WHAT THIS TASK INVOLVES
Collect every line of the records below that contains the word "with".

ENTRIES SHOWN
#####
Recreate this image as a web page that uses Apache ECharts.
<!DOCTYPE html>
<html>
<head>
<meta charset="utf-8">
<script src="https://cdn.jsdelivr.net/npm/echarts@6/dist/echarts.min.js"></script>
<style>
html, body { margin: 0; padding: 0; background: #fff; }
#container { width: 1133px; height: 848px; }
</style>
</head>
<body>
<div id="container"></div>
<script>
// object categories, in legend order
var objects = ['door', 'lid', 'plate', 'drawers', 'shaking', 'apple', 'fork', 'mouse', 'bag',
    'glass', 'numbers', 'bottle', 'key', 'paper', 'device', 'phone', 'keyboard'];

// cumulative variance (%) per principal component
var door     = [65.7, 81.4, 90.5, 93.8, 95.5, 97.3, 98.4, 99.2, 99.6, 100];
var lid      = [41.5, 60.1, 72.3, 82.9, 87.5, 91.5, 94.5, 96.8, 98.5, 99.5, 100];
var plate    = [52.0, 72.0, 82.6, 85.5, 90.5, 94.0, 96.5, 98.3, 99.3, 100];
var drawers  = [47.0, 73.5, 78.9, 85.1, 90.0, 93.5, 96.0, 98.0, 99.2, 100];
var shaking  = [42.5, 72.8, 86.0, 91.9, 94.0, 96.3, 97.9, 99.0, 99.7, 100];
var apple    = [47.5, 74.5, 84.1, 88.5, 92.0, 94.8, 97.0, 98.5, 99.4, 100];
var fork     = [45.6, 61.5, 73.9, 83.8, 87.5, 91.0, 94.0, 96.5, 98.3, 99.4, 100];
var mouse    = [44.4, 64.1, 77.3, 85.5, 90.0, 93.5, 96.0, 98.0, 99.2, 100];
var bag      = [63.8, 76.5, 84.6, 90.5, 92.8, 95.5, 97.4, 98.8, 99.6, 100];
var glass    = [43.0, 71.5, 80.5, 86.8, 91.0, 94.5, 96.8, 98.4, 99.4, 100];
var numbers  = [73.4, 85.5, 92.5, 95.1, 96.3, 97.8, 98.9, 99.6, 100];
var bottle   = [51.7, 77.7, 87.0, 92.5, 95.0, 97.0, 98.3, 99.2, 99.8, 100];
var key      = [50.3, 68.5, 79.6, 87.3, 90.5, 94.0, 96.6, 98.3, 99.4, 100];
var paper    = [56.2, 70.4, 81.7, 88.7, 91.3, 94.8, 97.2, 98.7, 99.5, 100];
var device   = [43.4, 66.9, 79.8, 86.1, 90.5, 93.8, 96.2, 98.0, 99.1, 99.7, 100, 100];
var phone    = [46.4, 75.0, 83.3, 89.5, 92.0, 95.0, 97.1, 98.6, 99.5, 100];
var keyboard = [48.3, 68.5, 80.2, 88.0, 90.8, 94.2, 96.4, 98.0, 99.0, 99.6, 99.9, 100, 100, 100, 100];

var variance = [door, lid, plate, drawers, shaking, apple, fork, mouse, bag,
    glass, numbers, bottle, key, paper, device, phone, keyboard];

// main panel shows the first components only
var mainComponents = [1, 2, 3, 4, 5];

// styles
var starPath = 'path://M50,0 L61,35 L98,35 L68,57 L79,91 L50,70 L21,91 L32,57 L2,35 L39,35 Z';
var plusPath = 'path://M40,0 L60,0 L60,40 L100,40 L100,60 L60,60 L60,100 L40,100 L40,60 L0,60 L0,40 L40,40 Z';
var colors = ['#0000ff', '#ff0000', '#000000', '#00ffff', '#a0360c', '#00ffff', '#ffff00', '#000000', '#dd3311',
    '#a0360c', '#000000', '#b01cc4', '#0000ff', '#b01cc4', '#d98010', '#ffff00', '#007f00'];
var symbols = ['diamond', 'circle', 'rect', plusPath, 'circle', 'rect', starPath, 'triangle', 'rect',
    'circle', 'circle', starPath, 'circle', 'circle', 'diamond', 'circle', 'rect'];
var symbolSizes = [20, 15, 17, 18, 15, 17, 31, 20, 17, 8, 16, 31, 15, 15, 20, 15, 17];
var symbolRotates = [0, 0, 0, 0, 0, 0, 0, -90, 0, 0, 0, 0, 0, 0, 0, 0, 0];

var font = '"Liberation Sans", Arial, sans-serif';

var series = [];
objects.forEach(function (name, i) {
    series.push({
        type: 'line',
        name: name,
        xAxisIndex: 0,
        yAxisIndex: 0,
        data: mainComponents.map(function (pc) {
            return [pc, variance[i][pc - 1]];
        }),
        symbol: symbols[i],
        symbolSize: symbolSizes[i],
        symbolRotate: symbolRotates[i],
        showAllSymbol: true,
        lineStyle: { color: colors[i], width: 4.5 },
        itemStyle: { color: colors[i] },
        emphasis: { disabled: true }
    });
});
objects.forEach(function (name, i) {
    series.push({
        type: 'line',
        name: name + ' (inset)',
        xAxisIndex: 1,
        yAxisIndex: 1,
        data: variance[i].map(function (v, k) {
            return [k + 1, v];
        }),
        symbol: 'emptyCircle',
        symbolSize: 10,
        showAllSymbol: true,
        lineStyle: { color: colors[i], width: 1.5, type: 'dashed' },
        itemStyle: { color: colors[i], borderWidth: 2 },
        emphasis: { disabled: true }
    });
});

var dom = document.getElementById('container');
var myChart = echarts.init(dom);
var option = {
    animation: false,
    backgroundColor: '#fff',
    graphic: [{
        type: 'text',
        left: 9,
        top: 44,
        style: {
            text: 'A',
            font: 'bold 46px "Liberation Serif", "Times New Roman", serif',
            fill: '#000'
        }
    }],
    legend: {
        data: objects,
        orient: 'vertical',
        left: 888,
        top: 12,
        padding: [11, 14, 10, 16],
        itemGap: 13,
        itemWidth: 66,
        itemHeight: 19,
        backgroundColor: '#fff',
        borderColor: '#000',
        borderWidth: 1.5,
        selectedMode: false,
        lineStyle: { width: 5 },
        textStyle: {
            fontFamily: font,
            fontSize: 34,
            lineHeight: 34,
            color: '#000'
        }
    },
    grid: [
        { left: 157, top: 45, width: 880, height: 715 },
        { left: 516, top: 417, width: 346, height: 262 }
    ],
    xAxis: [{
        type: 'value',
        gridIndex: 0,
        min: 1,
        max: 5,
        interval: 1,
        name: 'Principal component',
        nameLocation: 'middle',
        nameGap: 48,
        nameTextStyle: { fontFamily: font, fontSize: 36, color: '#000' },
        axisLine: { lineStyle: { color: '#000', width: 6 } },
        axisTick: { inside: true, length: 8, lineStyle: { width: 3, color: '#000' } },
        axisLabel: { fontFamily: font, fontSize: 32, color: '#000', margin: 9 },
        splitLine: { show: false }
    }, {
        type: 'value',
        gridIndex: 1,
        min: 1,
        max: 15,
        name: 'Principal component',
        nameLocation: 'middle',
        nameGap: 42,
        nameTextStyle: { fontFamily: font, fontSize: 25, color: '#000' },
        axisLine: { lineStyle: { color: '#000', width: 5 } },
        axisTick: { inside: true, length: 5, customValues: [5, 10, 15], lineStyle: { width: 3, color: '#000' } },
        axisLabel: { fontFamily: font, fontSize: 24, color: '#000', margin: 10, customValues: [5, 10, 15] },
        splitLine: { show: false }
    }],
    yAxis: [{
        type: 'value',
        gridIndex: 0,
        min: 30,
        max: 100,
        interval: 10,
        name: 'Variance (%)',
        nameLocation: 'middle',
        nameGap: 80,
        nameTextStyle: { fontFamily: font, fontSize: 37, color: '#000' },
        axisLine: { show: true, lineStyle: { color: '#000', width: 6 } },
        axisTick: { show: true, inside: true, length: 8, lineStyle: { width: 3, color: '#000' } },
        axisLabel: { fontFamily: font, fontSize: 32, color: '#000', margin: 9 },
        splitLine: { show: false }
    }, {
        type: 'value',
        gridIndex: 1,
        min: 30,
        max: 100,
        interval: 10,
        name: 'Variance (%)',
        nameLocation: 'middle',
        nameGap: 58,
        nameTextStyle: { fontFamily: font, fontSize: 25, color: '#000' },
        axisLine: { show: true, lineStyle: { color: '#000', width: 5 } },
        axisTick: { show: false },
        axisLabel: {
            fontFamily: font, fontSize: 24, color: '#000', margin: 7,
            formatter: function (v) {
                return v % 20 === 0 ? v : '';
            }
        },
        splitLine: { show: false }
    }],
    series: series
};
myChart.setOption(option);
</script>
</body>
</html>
#####
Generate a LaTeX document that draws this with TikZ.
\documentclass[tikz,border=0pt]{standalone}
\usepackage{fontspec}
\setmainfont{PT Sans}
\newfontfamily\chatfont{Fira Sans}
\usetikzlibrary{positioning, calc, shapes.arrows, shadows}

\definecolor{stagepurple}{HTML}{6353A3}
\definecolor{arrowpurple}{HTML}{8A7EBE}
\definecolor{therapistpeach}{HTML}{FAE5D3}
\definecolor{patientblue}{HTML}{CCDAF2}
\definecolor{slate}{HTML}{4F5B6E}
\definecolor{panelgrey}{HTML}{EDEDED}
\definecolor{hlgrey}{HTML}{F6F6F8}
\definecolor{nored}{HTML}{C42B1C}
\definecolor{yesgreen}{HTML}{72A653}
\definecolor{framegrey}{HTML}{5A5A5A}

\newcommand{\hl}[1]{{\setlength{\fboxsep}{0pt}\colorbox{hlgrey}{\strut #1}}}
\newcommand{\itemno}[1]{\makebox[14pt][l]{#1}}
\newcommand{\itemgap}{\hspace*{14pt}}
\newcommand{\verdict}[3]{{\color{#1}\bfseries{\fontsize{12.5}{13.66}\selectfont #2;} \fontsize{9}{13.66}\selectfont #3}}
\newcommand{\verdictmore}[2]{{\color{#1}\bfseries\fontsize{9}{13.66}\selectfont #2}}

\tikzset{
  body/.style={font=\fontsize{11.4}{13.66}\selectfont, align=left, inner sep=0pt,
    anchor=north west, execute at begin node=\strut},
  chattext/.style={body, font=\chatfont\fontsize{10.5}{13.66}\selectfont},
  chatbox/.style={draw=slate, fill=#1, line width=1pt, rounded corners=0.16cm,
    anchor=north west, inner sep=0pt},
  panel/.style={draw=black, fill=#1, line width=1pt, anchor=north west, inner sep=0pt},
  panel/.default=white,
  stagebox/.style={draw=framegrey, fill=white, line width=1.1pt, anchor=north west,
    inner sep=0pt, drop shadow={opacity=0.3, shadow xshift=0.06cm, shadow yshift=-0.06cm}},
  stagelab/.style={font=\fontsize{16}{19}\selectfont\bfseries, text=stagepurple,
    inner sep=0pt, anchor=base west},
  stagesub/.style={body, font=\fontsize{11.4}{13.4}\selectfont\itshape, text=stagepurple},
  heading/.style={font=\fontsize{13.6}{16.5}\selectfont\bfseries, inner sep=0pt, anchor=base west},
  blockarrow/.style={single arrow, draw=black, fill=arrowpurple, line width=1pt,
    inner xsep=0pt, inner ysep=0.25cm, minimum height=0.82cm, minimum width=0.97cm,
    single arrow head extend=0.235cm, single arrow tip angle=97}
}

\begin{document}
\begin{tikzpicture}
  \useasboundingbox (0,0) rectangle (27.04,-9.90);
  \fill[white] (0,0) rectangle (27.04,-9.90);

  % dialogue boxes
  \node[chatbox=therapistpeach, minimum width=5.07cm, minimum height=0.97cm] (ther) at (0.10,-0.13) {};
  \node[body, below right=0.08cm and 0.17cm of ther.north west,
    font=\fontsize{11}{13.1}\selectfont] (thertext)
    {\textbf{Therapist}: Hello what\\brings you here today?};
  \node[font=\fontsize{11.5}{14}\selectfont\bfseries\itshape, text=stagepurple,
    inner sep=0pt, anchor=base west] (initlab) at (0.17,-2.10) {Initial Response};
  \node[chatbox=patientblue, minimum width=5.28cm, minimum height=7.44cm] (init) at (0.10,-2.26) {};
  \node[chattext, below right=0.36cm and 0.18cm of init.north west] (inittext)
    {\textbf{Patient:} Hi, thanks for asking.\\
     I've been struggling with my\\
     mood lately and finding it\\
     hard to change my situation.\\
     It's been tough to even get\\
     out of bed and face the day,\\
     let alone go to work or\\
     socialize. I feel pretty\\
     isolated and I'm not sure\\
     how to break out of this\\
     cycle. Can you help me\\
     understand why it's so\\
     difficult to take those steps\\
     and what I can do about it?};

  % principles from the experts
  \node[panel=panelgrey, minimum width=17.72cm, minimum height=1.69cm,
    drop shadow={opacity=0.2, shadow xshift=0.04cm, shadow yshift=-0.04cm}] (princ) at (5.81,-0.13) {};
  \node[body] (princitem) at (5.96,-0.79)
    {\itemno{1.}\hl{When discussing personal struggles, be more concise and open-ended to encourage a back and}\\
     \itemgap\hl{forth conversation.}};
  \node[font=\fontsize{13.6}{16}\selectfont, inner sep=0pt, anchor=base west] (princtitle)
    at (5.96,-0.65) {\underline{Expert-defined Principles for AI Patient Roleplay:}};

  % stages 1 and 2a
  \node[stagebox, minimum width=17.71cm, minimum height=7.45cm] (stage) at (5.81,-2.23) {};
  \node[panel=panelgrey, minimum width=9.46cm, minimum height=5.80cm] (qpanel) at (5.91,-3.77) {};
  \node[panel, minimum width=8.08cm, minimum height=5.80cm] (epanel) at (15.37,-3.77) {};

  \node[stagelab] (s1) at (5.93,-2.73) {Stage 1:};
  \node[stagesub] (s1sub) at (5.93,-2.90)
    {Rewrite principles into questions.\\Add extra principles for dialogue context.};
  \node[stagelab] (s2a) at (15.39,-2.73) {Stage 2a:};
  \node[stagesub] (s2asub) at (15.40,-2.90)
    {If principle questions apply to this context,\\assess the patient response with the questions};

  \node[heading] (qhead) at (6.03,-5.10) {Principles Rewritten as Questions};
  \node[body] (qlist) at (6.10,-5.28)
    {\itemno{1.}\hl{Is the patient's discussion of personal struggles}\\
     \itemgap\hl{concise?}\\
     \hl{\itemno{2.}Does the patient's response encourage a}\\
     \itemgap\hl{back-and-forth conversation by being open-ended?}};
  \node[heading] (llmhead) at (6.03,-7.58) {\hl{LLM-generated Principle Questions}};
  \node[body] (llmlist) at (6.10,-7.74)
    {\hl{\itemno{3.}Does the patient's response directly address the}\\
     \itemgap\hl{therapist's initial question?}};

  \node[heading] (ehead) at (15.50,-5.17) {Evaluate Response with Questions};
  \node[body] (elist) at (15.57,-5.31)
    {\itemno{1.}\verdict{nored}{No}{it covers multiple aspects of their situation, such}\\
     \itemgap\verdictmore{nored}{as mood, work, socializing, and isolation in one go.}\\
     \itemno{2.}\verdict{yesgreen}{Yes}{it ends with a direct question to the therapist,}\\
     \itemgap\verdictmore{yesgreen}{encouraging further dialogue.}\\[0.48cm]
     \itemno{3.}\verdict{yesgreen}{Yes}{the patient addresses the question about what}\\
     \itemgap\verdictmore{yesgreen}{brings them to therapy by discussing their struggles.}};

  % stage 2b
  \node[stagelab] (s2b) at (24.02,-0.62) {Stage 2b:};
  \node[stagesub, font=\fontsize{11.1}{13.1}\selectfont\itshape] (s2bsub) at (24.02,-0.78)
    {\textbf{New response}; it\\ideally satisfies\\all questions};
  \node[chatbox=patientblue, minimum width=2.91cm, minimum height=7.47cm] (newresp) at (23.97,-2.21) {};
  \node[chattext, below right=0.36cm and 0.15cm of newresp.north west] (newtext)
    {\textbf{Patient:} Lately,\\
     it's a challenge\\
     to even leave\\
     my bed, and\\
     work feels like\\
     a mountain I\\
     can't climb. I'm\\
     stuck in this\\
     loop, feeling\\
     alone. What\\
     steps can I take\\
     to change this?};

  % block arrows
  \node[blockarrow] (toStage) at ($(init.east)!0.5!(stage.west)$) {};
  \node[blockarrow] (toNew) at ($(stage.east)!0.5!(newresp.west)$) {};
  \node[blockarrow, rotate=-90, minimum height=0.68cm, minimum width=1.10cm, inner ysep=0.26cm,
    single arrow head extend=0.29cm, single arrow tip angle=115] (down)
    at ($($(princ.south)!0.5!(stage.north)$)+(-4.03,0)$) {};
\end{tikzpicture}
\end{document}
#####
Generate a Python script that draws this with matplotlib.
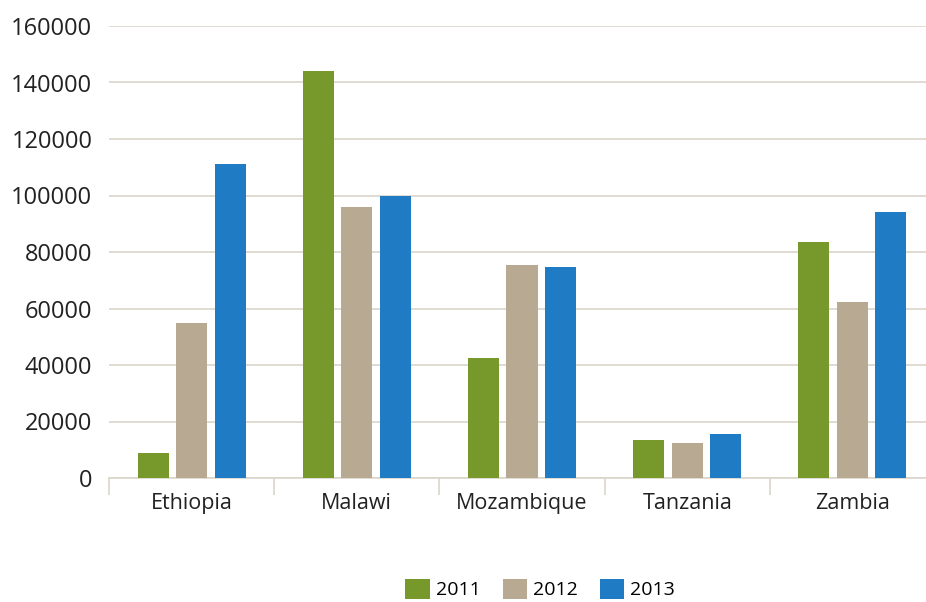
#####
SOLUTION TO THIS EXERCISE
Generate a LaTeX document that draws this with TikZ.
     I've been struggling with my\\
    {If principle questions apply to this context,\\assess the patient response with the questions};
  \node[heading] (ehead) at (15.50,-5.17) {Evaluate Response with Questions};
     \itemno{2.}\verdict{yesgreen}{Yes}{it ends with a direct question to the therapist,}\\
Generate a Python script that draws this with matplotlib.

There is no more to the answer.